PostgreSQL solution to work easier on a specific row with multiple columns

I have a table where I want to do some statistics on each rows different columns. For example:

id	NW2020	NW2021	NW2022	NW2023	NW2024	CA2020	...
1	-299	4000	21	-325	2544	55
2	54	244	-5	-54	325	874

How can I have a table with the frequency of negative values of each Net Worth? Is there a way that I can ask for "NW%" columns? (a kind of GROUP BY but by columns and not by rows)

The only (UGLY) solution I had in mind was this one :

SELECT *, 
((CASE NW2020 < 0 THEN 1 ELSE 0 END) + (CASE WHEN NW2021 < 0 THEN 1 ELSE 0 END) + (CASE WHEN NW2022 < 0 THEN 1 ELSE 0 END) + ... )::double precision/
    (CASE WHEN NW2020 is not null THEN 1 ELSE 0 END) + (CASE WHEN NW2021 is not null THEN 1 ELSE 0 END) + (CASE WHEN NW2022  is not null THEN 1 ELSE 0 END) + ... )as freq_negative
FROM a

(I know coalesce but it doesn't short it enough for the amount of columns I have.

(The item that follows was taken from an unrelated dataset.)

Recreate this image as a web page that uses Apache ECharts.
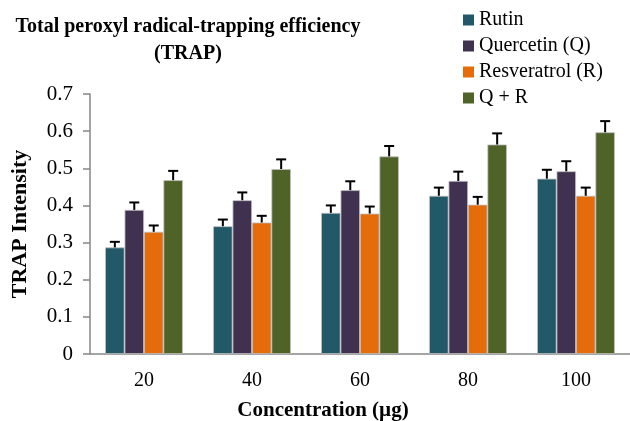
<!DOCTYPE html>
<html>
<head>
<meta charset="utf-8">
<script src="https://cdn.jsdelivr.net/npm/echarts@6/dist/echarts.min.js"></script>
<style>html,body{margin:0;padding:0;background:#fff}#c{width:630px;height:421px}</style>
</head>
<body>
<div id="c"></div>
<script>
var categories = ['20', '40', '60', '80', '100'];
var seriesNames = ['Rutin', 'Quercetin (Q)', 'Resveratrol (R)', 'Q + R'];
var rutin = [0.287, 0.344, 0.380, 0.426, 0.472];
var quercetin = [0.388, 0.414, 0.441, 0.466, 0.492];
var resveratrol = [0.329, 0.354, 0.378, 0.402, 0.426];
var qr = [0.468, 0.498, 0.532, 0.564, 0.597];
var rutinErr = [0.015, 0.018, 0.020, 0.022, 0.024];
var quercetinErr = [0.020, 0.021, 0.024, 0.025, 0.027];
var resveratrolErr = [0.017, 0.018, 0.019, 0.021, 0.022];
var qrErr = [0.025, 0.026, 0.028, 0.030, 0.030];
var yTicks = [0, 0.1, 0.2, 0.3, 0.4, 0.5, 0.6, 0.7];

var colors = ['#215968', '#403151', '#E46C0A', '#4F6228'];
var values = [rutin, quercetin, resveratrol, qr];
var errs = [rutinErr, quercetinErr, resveratrolErr, qrErr];
var FONT = '"Liberation Serif", "Times New Roman", serif';
var GAP = 0.28;

var series = [];
values.forEach(function (v, i) {
  series.push({
    name: seriesNames[i], type: 'bar', data: v,
    barGap: '0%', barCategoryGap: (GAP * 100) + '%',
    itemStyle: { color: colors[i], borderColor: '#c0c0c0', borderWidth: 0.8 }
  });
});
values.forEach(function (v, i) {
  var data = v.map(function (val, j) { return [j, val, val + errs[i][j]]; });
  series.push({
    type: 'custom', data: data, silent: true, z: 10,
    renderItem: function (params, api) {
      var band = api.size([1, 0])[0];
      var bw = band * (1 - GAP) / 4;
      var c = api.coord([api.value(0), api.value(1)]);
      var t = api.coord([api.value(0), api.value(2)]);
      var x = c[0] + (i - 1.5) * bw;
      var st = { stroke: '#000', lineWidth: 2 };
      return { type: 'group', children: [
        { type: 'line', shape: { x1: x, y1: c[1], x2: x, y2: t[1] }, style: st },
        { type: 'line', shape: { x1: x - 5, y1: t[1], x2: x + 5, y2: t[1] }, style: st }
      ]};
    }
  });
});

var chart = echarts.init(document.getElementById('c'));
chart.setOption({
  animation: false,
  textStyle: { fontFamily: FONT },
  title: {
    text: 'Total peroxyl radical-trapping efficiency\n(TRAP)',
    left: 183, top: 8, textAlign: 'center',
    textStyle: { fontFamily: FONT, fontWeight: 'bold', fontSize: 20, lineHeight: 27, color: '#000', align: 'center' }
  },
  legend: {
    orient: 'vertical', left: 458, top: 5,
    itemWidth: 11, itemHeight: 11, itemGap: 6,
    data: seriesNames,
    icon: 'rect',
    itemStyle: { borderWidth: 0 },
    textStyle: { fontFamily: FONT, fontSize: 20, lineHeight: 20, color: '#000' }
  },
  grid: { left: 90, right: 0, top: 94, bottom: 67, containLabel: false, outerBoundsMode: 'none' },
  xAxis: {
    type: 'category', data: categories,
    axisLine: { lineStyle: { color: '#868686', width: 1.5 } },
    axisTick: { show: false },
    axisLabel: { fontFamily: FONT, fontSize: 20, color: '#000', margin: 17 },
    name: 'Concentration (µg)', nameLocation: 'middle', nameGap: 46,
    nameTextStyle: { fontFamily: FONT, fontWeight: 'bold', fontSize: 21, color: '#000', padding: [0, 74, 0, 0] }
  },
  yAxis: {
    type: 'value', min: 0, max: 0.7, interval: 0.1,
    axisLine: { show: true, lineStyle: { color: '#868686', width: 1.5 } },
    axisTick: { show: true, length: 7, lineStyle: { color: '#868686', width: 1.5 } },
    splitLine: { show: false },
    axisLabel: { fontFamily: FONT, fontSize: 21, color: '#000', margin: 17,
      formatter: function (v) { return v === 0 ? '0' : v.toFixed(1); } },
    name: 'TRAP Intensity', nameLocation: 'middle', nameGap: 59, nameRotate: 90,
    nameTextStyle: { fontFamily: FONT, fontWeight: 'bold', fontSize: 22, color: '#000' }
  },
  series: series
});
</script>
</body>
</html>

I had the same issue calculating the average and the standard deviation.

Is my DB and table organization bad?

Thanks in advance

Solution

If improving the database structure is not a viable solution for some reason and you are absolutely forced to do this (don't do it if you are not forced by some requirement or obstacle), then you can create a stored function, let's fall it f which:

takes in a parameter
returns the CASE WHEN expression for the input received

Then your expression would simplify to

SELECT *, 
((f(NW2020)) + (f(NW2021)) + (f(NW2022)) + ... )::double precision/
    (g(NW2020)) + (g(NW2021)) + (g(NW2022)) + ... )as freq_negative
FROM a

where g is another stored function created similarly. It would look much better, but still not ideal because the database is not planned well.

Here's how you can create a stored function in PostgreSQL.

But, the solution above is only a bandage and the solution would be to fix your database schema. NW2020, NW2021, NW2022, ... already breaks 1NF, particularly the principle of

There are no repeating groups or arrays in any row.

Because NW is something in essence and having a field for each year makes it redundant and the structure volatile. You've encountered this issue from the selection perspective, but as years pass if you leave this unchanged, you will always need to alter the tables add fields and adjusts all selections that want all years.

Instead, create an NW table like:

NW(y, ...)

where y represents the year. And one for CA too

CA(y, ...)

and whatever your a is, don't store repetitive values inside of it. Because this is a many-to-many relation, that is, an a has multiple references to MW and CA, whilst an MW and a CA is being references by multiple a records. So you need mapping tables, like

a_MW(id, aid, y, value)

and

a_CA(id, aid, y, value)

and then you can do this:

SELECT SUM(f(a_MW.value)) AS first_field, SUM(g(a.MW.value)) AS second_field
FROM a
LEFT JOIN a_MW
ON a.id = a_MW.aid
LEFT JOIN MW
ON a_MW.y = MW.y
GROUP BY a.id

The SUM function is an aggregation and since these are similar values, you can aggregate them as you please.